## Given data
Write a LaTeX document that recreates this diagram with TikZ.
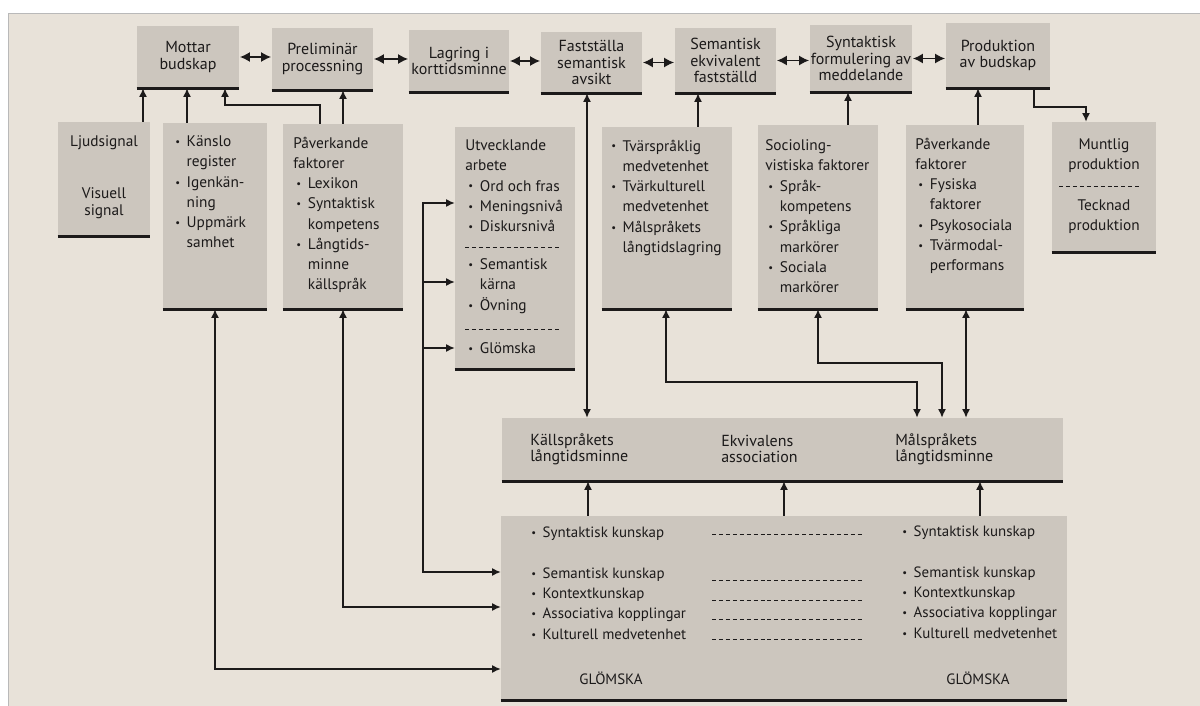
\documentclass[tikz,border=0pt]{standalone}
\usepackage{fontspec}
\setmainfont{PT Sans}
\usetikzlibrary{arrows.meta,fit,calc}
\definecolor{pagec}{RGB}{232,226,217}
\definecolor{boxc}{RGB}{204,198,190}
\definecolor{inkc}{RGB}{28,26,26}
\newcommand\bl{\makebox[8.6pt][l]{\raisebox{0.8pt}{\footnotesize\textbullet}}}
\newcommand\cl{\hspace*{8.6pt}}
\newcommand\bli{\hspace*{2.4pt}\bl}
\newcommand\cli{\hspace*{2.4pt}\cl}
\tikzset{
  gbox/.style={fill=boxc, draw=none, inner sep=0pt},
  botl/.style={line width=2.2pt, line cap=butt, draw=inkc},
  tx/.style={inner sep=0pt, text=inkc, font=\fontsize{11.5}{15.2}\selectfont, align=left, anchor=north west, execute at begin node=\strut},
  txk/.style={tx, font=\fontsize{11.2}{15.2}\selectfont},
  tc/.style={inner sep=0pt, text=inkc, font=\fontsize{12}{12.3}\selectfont, align=center},
  tcl/.style={inner sep=0pt, text=inkc, font=\fontsize{11.5}{15}\selectfont, align=center},
  tb/.style={inner sep=0pt, text=inkc, font=\fontsize{12}{12}\selectfont, align=left, anchor=west},
  lin/.style={line width=1pt, draw=inkc},
  arr/.style={lin, -{Latex[length=6.5pt,width=6pt]}},
  darr/.style={lin, {Latex[length=6.5pt,width=6pt]}-{Latex[length=6.5pt,width=6pt]}},
  harr/.style={line width=1.1pt, draw=inkc, {Latex[length=7.5pt,width=7.5pt]}-{Latex[length=7.5pt,width=7.5pt]}, shorten <=0.5pt, shorten >=0.5pt},
  sepl/.style={draw=inkc, line width=0.5pt, dash pattern=on 3pt off 2.2pt},
}
\begin{document}
\begin{tikzpicture}[x=0.75pt,y=-0.75pt]
\useasboundingbox (0,0) rectangle (1200,706);
\fill[white] (0,0) rectangle (1200,706);
\fill[pagec] (8,13) rectangle (1200,706);
\draw[gray!55, line width=0.6pt] (8,706) -- (8,13) -- (1200,13);

% top row
\node[gbox, fit={(137,26) (239,88)}] (mot) {};
\node[gbox, fit={(272,28) (373,90)}] (pre) {};
\node[gbox, fit={(409,30) (509,92)}] (lag) {};
\node[gbox, fit={(541,32) (642,93)}] (fas) {};
\node[gbox, fit={(675,28) (776,93)}] (sem) {};
\node[gbox, fit={(810,25) (912,92)}] (syn) {};
\node[gbox, fit={(946,23) (1050,88)}] (pro) {};
% second row
\node[gbox, fit={(58,122) (150,236)}] (lju) {};
\node[gbox, fit={(163,123) (267,309)}] (kan) {};
\node[gbox, fit={(283,124) (403,309)}] (pav) {};
\node[gbox, fit={(455,127) (575,369)}] (utv) {};
\node[gbox, fit={(602,127) (732,309)}] (tva) {};
\node[gbox, fit={(758,125) (878,309)}] (soc) {};
\node[gbox, fit={(906,125) (1024,309)}] (pa2) {};
\node[gbox, fit={(1052,122) (1156,252)}] (mun) {};
% band and bottom
\node[gbox, fit={(502,418) (1063,481)}] (band) {};
\node[gbox, fit={(501,516) (1067,700)}] (kun) {};

\foreach \n in {mot,pre,lag,fas,sem,syn,pro,lju,kan,pav,utv,tva,soc,pa2,mun,band,kun}
  \draw[botl] (\n.south west) -- (\n.south east);

% top texts
\node[tc] (tmot) at (mot) {Mottar\\budskap};
\node[tc] (tpre) at (pre) {Preliminär\\processning};
\node[tc] (tlag) at (lag) {Lagring i\\korttidsminne};
\node[tc] (tfas) at (fas) {Fastställa\\semantisk\\avsikt};
\node[tc] (tsem) at (sem) {Semantisk\\ekvivalent\\fastställd};
\node[tc] (tsyn) at (syn) {Syntaktisk\\formulering av\\meddelande};
\node[tc] (tpro) at (pro) {Produktion\\av budskap};

% horizontal arrows top
\draw[harr] (mot.east) -- (mot.east -| pre.west);
\draw[harr] (pre.east) -- (pre.east -| lag.west);
\draw[harr] (lag.east) -- (lag.east -| fas.west);
\draw[harr] (fas.east) -- (fas.east -| sem.west);
\draw[harr] (sem.east) -- (sem.east -| syn.west);
\draw[harr] (syn.east) -- (syn.east -| pro.west);

% second row texts
\node[tcl] (tlju1) at (104,143) {Ljudsignal};
\node[tc, font=\fontsize{11.5}{12.5}\selectfont] (tlju2) at (104,203.5) {Visuell\\signal};
\node[tx] (tkan) at (175,135.5) {\bl Känslo\\\cl register\\\bl Igenkän-\\\cl ning\\\bl Uppmärk\\\cl samhet};
\node[tx] (tpav) at (293,136.5) {Påverkande\\faktorer\\\bli Lexikon\\\bli Syntaktisk\\\cli kompetens\\\bli Långtids-\\\cli minne\\\cli källspråk};
\node[tx] (tut1) at (465,139.5) {Utvecklande\\arbete\\\bli Ord och fras\\\bli Meningsnivå\\\bli Diskursnivå};
\node[tx] (tut2) at (465,258.5) {\bli Semantisk\\\cli kärna\\\bli Övning};
\node[tx] (tut3) at (465,339.5) {\bli Glömska};
\draw[sepl] (465,247) -- (562,247);
\draw[sepl] (465,329) -- (562,329);
\node[tx] (ttva) at (611,139.5) {\bl Tvärspråklig\\\cl medvetenhet\\\bl Tvärkulturell\\\cl medvetenhet\\\bl Målspråkets\\\cl långtidslagring};
\node[tx] (tsoc) at (765,139.5) {Socioling-\\vistiska faktorer\\\bli Språk-\\\cli kompetens\\\bli Språkliga\\\cli markörer\\\bli Sociala\\\cli markörer};
\node[tx] (tpa2) at (915,137.5) {Påverkande\\faktorer\\\bli Fysiska\\\cli faktorer\\\bli Psykosociala\\\bli Tvärmodal-\\\cli performans};
\node[tcl] (tmun1) at (1104,155.5) {Muntlig\\produktion};
\draw[sepl] (1059,186) -- (1140,186);
\node[tcl] (tmun2) at (1104,216.5) {Tecknad\\produktion};

% band texts
\node[tb] (tb1) at (530,449) {Källspråkets\\långtidsminne};
\node[tb] (tb2) at (721,449) {Ekvivalens\\association};
\node[tb] (tb3) at (895,449) {Målspråkets\\långtidsminne};

% bottom box texts
\node[txk] (tk1) at (531,523.5) {\bl Syntaktisk kunskap};
\node[txk] (tk2) at (531,567.5) {\bl Semantisk kunskap\\\bl Kontextkunskap\\\bl Associativa kopplingar\\\bl Kulturell medvetenhet};
\node[txk] (tk3) at (902,522.5) {\bl Syntaktisk kunskap};
\node[txk] (tk4) at (902,566.5) {\bl Semantisk kunskap\\\bl Kontextkunskap\\\bl Associativa kopplingar\\\bl Kulturell medvetenhet};
\node[tc, font=\fontsize{11.2}{12}\selectfont] (tg1) at (611,678) {GLÖMSKA};
\node[tc, font=\fontsize{11.2}{12}\selectfont] (tg2) at (978,678) {GLÖMSKA};
\foreach \yy in {534,580,600,619,639}
  \draw[sepl] (712,\yy) -- (864,\yy);

% connectors into top row
\draw[arr] (143,0 |- lju.north) -- (143,0 |- mot.south);
\draw[arr] (187,0 |- kan.north) -- (187,0 |- mot.south);
\draw[arr] (320,0 |- pav.north) -- (320,105) -- (225,105) -- (225,0 |- mot.south);
\draw[arr] (343,0 |- pav.north) -- (343,0 |- pre.south);
\draw[darr] (587,0 |- fas.south) -- (587,0 |- band.north);
\draw[arr] (698,0 |- tva.north) -- (698,0 |- sem.south);
\draw[arr] (848,0 |- soc.north) -- (848,0 |- syn.south);
\draw[arr] (978,0 |- pa2.north) -- (978,0 |- pro.south);
\draw[arr] (1034,0 |- pro.south) -- (1034,107) -- (1086,107) -- (1086,0 |- mun.north);

% left connectors to bottom box
\draw[darr] (215,0 |- kan.south) -- (215,669) -- (kun.west |- 0,669);
\draw[darr] (343,0 |- pav.south) -- (343,607) -- (kun.west |- 0,607);
\draw[darr] (utv.west |- 0,203) -- (423,203) -- (423,572) -- (kun.west |- 0,572);
\draw[arr] (423,282) -- (utv.west |- 0,282);
\draw[arr] (423,348) -- (utv.west |- 0,348);

% middle connectors to band
\draw[darr] (666,0 |- tva.south) -- (666,382) -- (917,382) -- (917,0 |- band.north);
\draw[darr] (818,0 |- soc.south) -- (818,363) -- (942,363) -- (942,0 |- band.north);
\draw[darr] (966,0 |- pa2.south) -- (966,0 |- band.north);
\draw[arr] (588,0 |- kun.north) -- (588,0 |- band.south);
\draw[arr] (784,0 |- kun.north) -- (784,0 |- band.south);
\draw[arr] (980,0 |- kun.north) -- (980,0 |- band.south);
\end{tikzpicture}
\end{document}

## Task objective
Without the pictures, please reproduce each line of the listing above exactly, from the first one through the line bearing "(8,13) -- (1200,13);".

## Answer in full
Write a LaTeX document that recreates this diagram with TikZ.
\documentclass[tikz,border=0pt]{standalone}
\usepackage{fontspec}
\setmainfont{PT Sans}
\usetikzlibrary{arrows.meta,fit,calc}
\definecolor{pagec}{RGB}{232,226,217}
\definecolor{boxc}{RGB}{204,198,190}
\definecolor{inkc}{RGB}{28,26,26}
\newcommand\bl{\makebox[8.6pt][l]{\raisebox{0.8pt}{\footnotesize\textbullet}}}
\newcommand\cl{\hspace*{8.6pt}}
\newcommand\bli{\hspace*{2.4pt}\bl}
\newcommand\cli{\hspace*{2.4pt}\cl}
\tikzset{
  gbox/.style={fill=boxc, draw=none, inner sep=0pt},
  botl/.style={line width=2.2pt, line cap=butt, draw=inkc},
  tx/.style={inner sep=0pt, text=inkc, font=\fontsize{11.5}{15.2}\selectfont, align=left, anchor=north west, execute at begin node=\strut},
  txk/.style={tx, font=\fontsize{11.2}{15.2}\selectfont},
  tc/.style={inner sep=0pt, text=inkc, font=\fontsize{12}{12.3}\selectfont, align=center},
  tcl/.style={inner sep=0pt, text=inkc, font=\fontsize{11.5}{15}\selectfont, align=center},
  tb/.style={inner sep=0pt, text=inkc, font=\fontsize{12}{12}\selectfont, align=left, anchor=west},
  lin/.style={line width=1pt, draw=inkc},
  arr/.style={lin, -{Latex[length=6.5pt,width=6pt]}},
  darr/.style={lin, {Latex[length=6.5pt,width=6pt]}-{Latex[length=6.5pt,width=6pt]}},
  harr/.style={line width=1.1pt, draw=inkc, {Latex[length=7.5pt,width=7.5pt]}-{Latex[length=7.5pt,width=7.5pt]}, shorten <=0.5pt, shorten >=0.5pt},
  sepl/.style={draw=inkc, line width=0.5pt, dash pattern=on 3pt off 2.2pt},
}
\begin{document}
\begin{tikzpicture}[x=0.75pt,y=-0.75pt]
\useasboundingbox (0,0) rectangle (1200,706);
\fill[white] (0,0) rectangle (1200,706);
\fill[pagec] (8,13) rectangle (1200,706);
\draw[gray!55, line width=0.6pt] (8,706) -- (8,13) -- (1200,13);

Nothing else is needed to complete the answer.